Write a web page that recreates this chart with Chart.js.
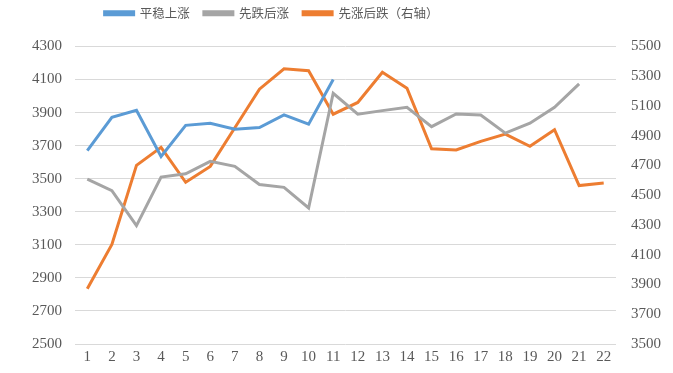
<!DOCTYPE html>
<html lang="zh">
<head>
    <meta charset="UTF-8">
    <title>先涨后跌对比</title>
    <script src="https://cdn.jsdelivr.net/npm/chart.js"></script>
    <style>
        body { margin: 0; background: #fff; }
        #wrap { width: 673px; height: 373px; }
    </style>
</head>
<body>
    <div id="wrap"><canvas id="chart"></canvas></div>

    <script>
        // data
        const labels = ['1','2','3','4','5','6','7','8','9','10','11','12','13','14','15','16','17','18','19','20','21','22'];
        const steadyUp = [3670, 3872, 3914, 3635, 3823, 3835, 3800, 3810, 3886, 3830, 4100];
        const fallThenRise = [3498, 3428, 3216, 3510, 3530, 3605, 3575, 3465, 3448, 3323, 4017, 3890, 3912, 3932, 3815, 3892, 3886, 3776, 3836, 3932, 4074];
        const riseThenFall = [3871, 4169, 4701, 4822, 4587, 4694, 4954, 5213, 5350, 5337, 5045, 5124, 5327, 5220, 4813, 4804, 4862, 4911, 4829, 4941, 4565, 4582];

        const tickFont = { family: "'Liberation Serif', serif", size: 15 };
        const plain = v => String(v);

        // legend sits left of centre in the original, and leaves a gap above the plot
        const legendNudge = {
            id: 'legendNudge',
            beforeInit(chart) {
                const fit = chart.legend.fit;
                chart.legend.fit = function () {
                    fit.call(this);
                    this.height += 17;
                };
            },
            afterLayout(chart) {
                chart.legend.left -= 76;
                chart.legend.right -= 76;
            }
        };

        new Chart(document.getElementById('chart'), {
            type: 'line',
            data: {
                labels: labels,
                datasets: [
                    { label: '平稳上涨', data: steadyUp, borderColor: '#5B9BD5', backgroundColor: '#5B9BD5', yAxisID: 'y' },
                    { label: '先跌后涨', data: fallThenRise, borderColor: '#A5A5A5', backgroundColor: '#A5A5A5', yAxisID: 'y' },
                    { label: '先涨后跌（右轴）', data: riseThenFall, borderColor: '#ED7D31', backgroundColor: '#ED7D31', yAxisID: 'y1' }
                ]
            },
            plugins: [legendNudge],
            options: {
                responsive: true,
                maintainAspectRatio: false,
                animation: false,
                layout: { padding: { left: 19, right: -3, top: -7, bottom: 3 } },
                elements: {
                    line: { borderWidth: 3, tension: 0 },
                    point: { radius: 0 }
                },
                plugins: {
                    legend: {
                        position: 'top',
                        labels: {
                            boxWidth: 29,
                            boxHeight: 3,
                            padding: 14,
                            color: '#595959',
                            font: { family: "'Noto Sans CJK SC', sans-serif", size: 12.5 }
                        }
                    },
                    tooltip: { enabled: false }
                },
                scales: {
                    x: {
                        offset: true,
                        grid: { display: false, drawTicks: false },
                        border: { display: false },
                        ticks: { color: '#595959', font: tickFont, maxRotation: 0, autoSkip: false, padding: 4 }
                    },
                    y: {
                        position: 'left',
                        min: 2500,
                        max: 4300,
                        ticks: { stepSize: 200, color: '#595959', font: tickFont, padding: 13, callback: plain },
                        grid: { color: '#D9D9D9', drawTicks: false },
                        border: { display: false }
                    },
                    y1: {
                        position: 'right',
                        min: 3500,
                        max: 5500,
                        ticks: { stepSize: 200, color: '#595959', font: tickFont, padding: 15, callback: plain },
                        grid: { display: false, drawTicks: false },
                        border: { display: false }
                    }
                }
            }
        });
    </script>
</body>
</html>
═══
| Exercise prompt |
Omit the pictures, then quote the rest of the material above exactly.

| Solved problem |
Write a web page that recreates this chart with Chart.js.
<!DOCTYPE html>
<html lang="zh">
<head>
    <meta charset="UTF-8">
    <title>先涨后跌对比</title>
    <script src="https://cdn.jsdelivr.net/npm/chart.js"></script>
    <style>
        body { margin: 0; background: #fff; }
        #wrap { width: 673px; height: 373px; }
    </style>
</head>
<body>
    <div id="wrap"><canvas id="chart"></canvas></div>

    <script>
        // data
        const labels = ['1','2','3','4','5','6','7','8','9','10','11','12','13','14','15','16','17','18','19','20','21','22'];
        const steadyUp = [3670, 3872, 3914, 3635, 3823, 3835, 3800, 3810, 3886, 3830, 4100];
        const fallThenRise = [3498, 3428, 3216, 3510, 3530, 3605, 3575, 3465, 3448, 3323, 4017, 3890, 3912, 3932, 3815, 3892, 3886, 3776, 3836, 3932, 4074];
        const riseThenFall = [3871, 4169, 4701, 4822, 4587, 4694, 4954, 5213, 5350, 5337, 5045, 5124, 5327, 5220, 4813, 4804, 4862, 4911, 4829, 4941, 4565, 4582];

        const tickFont = { family: "'Liberation Serif', serif", size: 15 };
        const plain = v => String(v);

        // legend sits left of centre in the original, and leaves a gap above the plot
        const legendNudge = {
            id: 'legendNudge',
            beforeInit(chart) {
                const fit = chart.legend.fit;
                chart.legend.fit = function () {
                    fit.call(this);
                    this.height += 17;
                };
            },
            afterLayout(chart) {
                chart.legend.left -= 76;
                chart.legend.right -= 76;
            }
        };

        new Chart(document.getElementById('chart'), {
            type: 'line',
            data: {
                labels: labels,
                datasets: [
                    { label: '平稳上涨', data: steadyUp, borderColor: '#5B9BD5', backgroundColor: '#5B9BD5', yAxisID: 'y' },
                    { label: '先跌后涨', data: fallThenRise, borderColor: '#A5A5A5', backgroundColor: '#A5A5A5', yAxisID: 'y' },
                    { label: '先涨后跌（右轴）', data: riseThenFall, borderColor: '#ED7D31', backgroundColor: '#ED7D31', yAxisID: 'y1' }
                ]
            },
            plugins: [legendNudge],
            options: {
                responsive: true,
                maintainAspectRatio: false,
                animation: false,
                layout: { padding: { left: 19, right: -3, top: -7, bottom: 3 } },
                elements: {
                    line: { borderWidth: 3, tension: 0 },
                    point: { radius: 0 }
                },
                plugins: {
                    legend: {
                        position: 'top',
                        labels: {
                            boxWidth: 29,
                            boxHeight: 3,
                            padding: 14,
                            color: '#595959',
                            font: { family: "'Noto Sans CJK SC', sans-serif", size: 12.5 }
                        }
                    },
                    tooltip: { enabled: false }
                },
                scales: {
                    x: {
                        offset: true,
                        grid: { display: false, drawTicks: false },
                        border: { display: false },
                        ticks: { color: '#595959', font: tickFont, maxRotation: 0, autoSkip: false, padding: 4 }
                    },
                    y: {
                        position: 'left',
                        min: 2500,
                        max: 4300,
                        ticks: { stepSize: 200, color: '#595959', font: tickFont, padding: 13, callback: plain },
                        grid: { color: '#D9D9D9', drawTicks: false },
                        border: { display: false }
                    },
                    y1: {
                        position: 'right',
                        min: 3500,
                        max: 5500,
                        ticks: { stepSize: 200, color: '#595959', font: tickFont, padding: 15, callback: plain },
                        grid: { display: false, drawTicks: false },
                        border: { display: false }
                    }
                }
            }
        });
    </script>
</body>
</html>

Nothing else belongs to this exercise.